Problem to solve =>
Leave out the pictures and repeat the data exactly.

─── Supplied information ───

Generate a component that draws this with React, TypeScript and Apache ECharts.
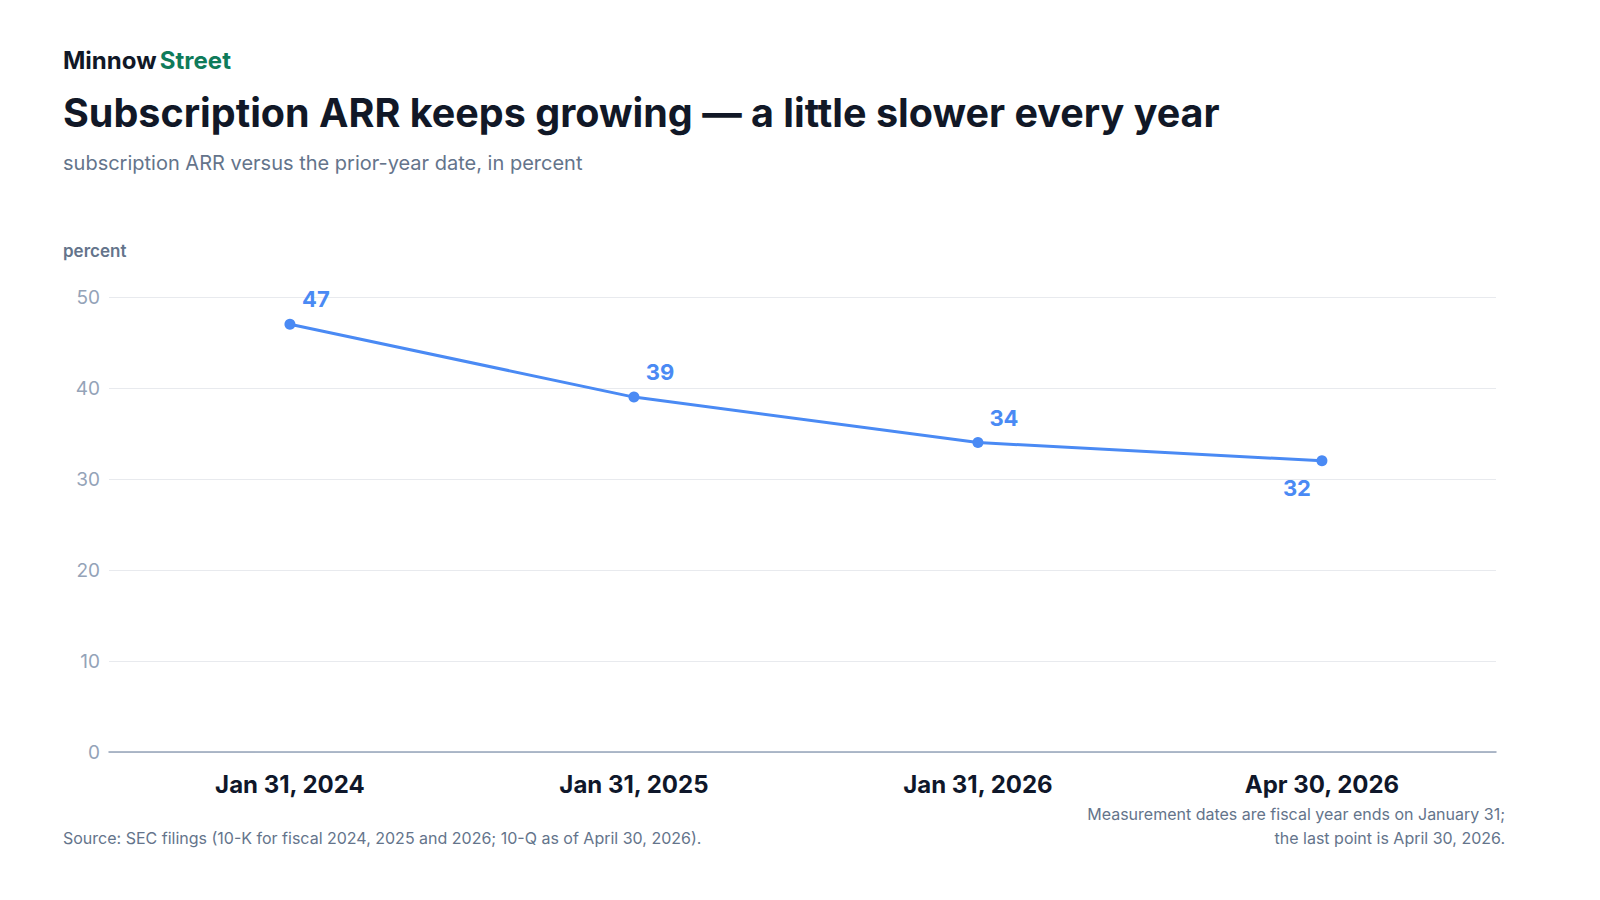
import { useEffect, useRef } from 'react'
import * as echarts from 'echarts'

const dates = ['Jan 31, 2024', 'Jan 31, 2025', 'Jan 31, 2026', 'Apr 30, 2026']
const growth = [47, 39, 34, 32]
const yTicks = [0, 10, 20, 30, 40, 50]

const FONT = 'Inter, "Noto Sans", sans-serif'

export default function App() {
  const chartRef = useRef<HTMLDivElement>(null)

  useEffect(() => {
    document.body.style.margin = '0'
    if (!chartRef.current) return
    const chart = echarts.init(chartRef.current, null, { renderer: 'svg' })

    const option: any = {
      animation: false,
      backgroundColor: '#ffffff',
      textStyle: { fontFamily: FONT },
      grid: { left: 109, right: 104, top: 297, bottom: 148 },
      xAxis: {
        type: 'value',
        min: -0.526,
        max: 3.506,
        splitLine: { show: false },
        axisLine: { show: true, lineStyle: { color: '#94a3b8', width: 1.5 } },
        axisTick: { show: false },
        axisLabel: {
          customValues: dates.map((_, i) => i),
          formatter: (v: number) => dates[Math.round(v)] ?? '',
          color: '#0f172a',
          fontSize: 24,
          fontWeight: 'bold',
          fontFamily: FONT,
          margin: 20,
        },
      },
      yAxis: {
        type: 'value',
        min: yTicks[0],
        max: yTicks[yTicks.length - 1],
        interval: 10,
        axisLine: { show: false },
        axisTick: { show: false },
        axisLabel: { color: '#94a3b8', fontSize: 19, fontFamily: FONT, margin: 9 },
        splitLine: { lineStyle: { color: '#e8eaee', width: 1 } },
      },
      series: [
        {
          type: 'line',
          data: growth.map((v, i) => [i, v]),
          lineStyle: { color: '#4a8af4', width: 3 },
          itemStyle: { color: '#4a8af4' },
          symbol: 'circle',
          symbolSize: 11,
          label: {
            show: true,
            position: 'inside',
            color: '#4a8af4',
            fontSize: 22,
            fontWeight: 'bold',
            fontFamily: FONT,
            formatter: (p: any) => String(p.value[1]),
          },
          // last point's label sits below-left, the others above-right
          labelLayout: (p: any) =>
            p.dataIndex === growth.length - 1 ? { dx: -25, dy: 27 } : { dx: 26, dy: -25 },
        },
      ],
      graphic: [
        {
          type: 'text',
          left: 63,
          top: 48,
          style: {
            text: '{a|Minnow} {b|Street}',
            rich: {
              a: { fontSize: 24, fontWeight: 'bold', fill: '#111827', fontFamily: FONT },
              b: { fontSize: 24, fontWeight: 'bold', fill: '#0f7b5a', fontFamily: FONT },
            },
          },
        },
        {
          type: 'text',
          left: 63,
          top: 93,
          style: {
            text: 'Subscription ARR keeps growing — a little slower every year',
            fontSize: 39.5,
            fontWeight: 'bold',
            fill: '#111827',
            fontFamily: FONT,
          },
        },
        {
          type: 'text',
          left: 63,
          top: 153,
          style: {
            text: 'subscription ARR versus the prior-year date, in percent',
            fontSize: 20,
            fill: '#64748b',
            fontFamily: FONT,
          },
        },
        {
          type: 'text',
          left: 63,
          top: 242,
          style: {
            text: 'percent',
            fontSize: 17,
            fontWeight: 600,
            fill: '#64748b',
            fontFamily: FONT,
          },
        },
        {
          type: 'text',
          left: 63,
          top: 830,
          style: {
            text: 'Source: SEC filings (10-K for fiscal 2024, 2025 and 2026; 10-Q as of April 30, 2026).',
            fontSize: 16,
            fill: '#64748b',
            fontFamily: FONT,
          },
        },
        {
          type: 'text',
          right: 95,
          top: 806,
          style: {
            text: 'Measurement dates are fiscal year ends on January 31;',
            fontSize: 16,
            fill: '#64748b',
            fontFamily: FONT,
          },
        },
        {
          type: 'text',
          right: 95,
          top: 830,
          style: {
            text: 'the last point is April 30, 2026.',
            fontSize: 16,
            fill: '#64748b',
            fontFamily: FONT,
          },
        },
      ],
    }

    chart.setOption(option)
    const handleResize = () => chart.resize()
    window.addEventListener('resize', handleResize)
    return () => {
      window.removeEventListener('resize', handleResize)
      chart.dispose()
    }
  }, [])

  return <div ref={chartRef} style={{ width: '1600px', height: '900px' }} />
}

───

Exercise result =>
Generate a component that draws this with React, TypeScript and Apache ECharts.
import { useEffect, useRef } from 'react'
import * as echarts from 'echarts'

const dates = ['Jan 31, 2024', 'Jan 31, 2025', 'Jan 31, 2026', 'Apr 30, 2026']
const growth = [47, 39, 34, 32]
const yTicks = [0, 10, 20, 30, 40, 50]

const FONT = 'Inter, "Noto Sans", sans-serif'

export default function App() {
  const chartRef = useRef<HTMLDivElement>(null)

  useEffect(() => {
    document.body.style.margin = '0'
    if (!chartRef.current) return
    const chart = echarts.init(chartRef.current, null, { renderer: 'svg' })

    const option: any = {
      animation: false,
      backgroundColor: '#ffffff',
      textStyle: { fontFamily: FONT },
      grid: { left: 109, right: 104, top: 297, bottom: 148 },
      xAxis: {
        type: 'value',
        min: -0.526,
        max: 3.506,
        splitLine: { show: false },
        axisLine: { show: true, lineStyle: { color: '#94a3b8', width: 1.5 } },
        axisTick: { show: false },
        axisLabel: {
          customValues: dates.map((_, i) => i),
          formatter: (v: number) => dates[Math.round(v)] ?? '',
          color: '#0f172a',
          fontSize: 24,
          fontWeight: 'bold',
          fontFamily: FONT,
          margin: 20,
        },
      },
      yAxis: {
        type: 'value',
        min: yTicks[0],
        max: yTicks[yTicks.length - 1],
        interval: 10,
        axisLine: { show: false },
        axisTick: { show: false },
        axisLabel: { color: '#94a3b8', fontSize: 19, fontFamily: FONT, margin: 9 },
        splitLine: { lineStyle: { color: '#e8eaee', width: 1 } },
      },
      series: [
        {
          type: 'line',
          data: growth.map((v, i) => [i, v]),
          lineStyle: { color: '#4a8af4', width: 3 },
          itemStyle: { color: '#4a8af4' },
          symbol: 'circle',
          symbolSize: 11,
          label: {
            show: true,
            position: 'inside',
            color: '#4a8af4',
            fontSize: 22,
            fontWeight: 'bold',
            fontFamily: FONT,
            formatter: (p: any) => String(p.value[1]),
          },
          // last point's label sits below-left, the others above-right
          labelLayout: (p: any) =>
            p.dataIndex === growth.length - 1 ? { dx: -25, dy: 27 } : { dx: 26, dy: -25 },
        },
      ],
      graphic: [
        {
          type: 'text',
          left: 63,
          top: 48,
          style: {
            text: '{a|Minnow} {b|Street}',
            rich: {
              a: { fontSize: 24, fontWeight: 'bold', fill: '#111827', fontFamily: FONT },
              b: { fontSize: 24, fontWeight: 'bold', fill: '#0f7b5a', fontFamily: FONT },
            },
          },
        },
        {
          type: 'text',
          left: 63,
          top: 93,
          style: {
            text: 'Subscription ARR keeps growing — a little slower every year',
            fontSize: 39.5,
            fontWeight: 'bold',
            fill: '#111827',
            fontFamily: FONT,
          },
        },
        {
          type: 'text',
          left: 63,
          top: 153,
          style: {
            text: 'subscription ARR versus the prior-year date, in percent',
            fontSize: 20,
            fill: '#64748b',
            fontFamily: FONT,
          },
        },
        {
          type: 'text',
          left: 63,
          top: 242,
          style: {
            text: 'percent',
            fontSize: 17,
            fontWeight: 600,
            fill: '#64748b',
            fontFamily: FONT,
          },
        },
        {
          type: 'text',
          left: 63,
          top: 830,
          style: {
            text: 'Source: SEC filings (10-K for fiscal 2024, 2025 and 2026; 10-Q as of April 30, 2026).',
            fontSize: 16,
            fill: '#64748b',
            fontFamily: FONT,
          },
        },
        {
          type: 'text',
          right: 95,
          top: 806,
          style: {
            text: 'Measurement dates are fiscal year ends on January 31;',
            fontSize: 16,
            fill: '#64748b',
            fontFamily: FONT,
          },
        },
        {
          type: 'text',
          right: 95,
          top: 830,
          style: {
            text: 'the last point is April 30, 2026.',
            fontSize: 16,
            fill: '#64748b',
            fontFamily: FONT,
          },
        },
      ],
    }

    chart.setOption(option)
    const handleResize = () => chart.resize()
    window.addEventListener('resize', handleResize)
    return () => {
      window.removeEventListener('resize', handleResize)
      chart.dispose()
    }
  }, [])

  return <div ref={chartRef} style={{ width: '1600px', height: '900px' }} />
}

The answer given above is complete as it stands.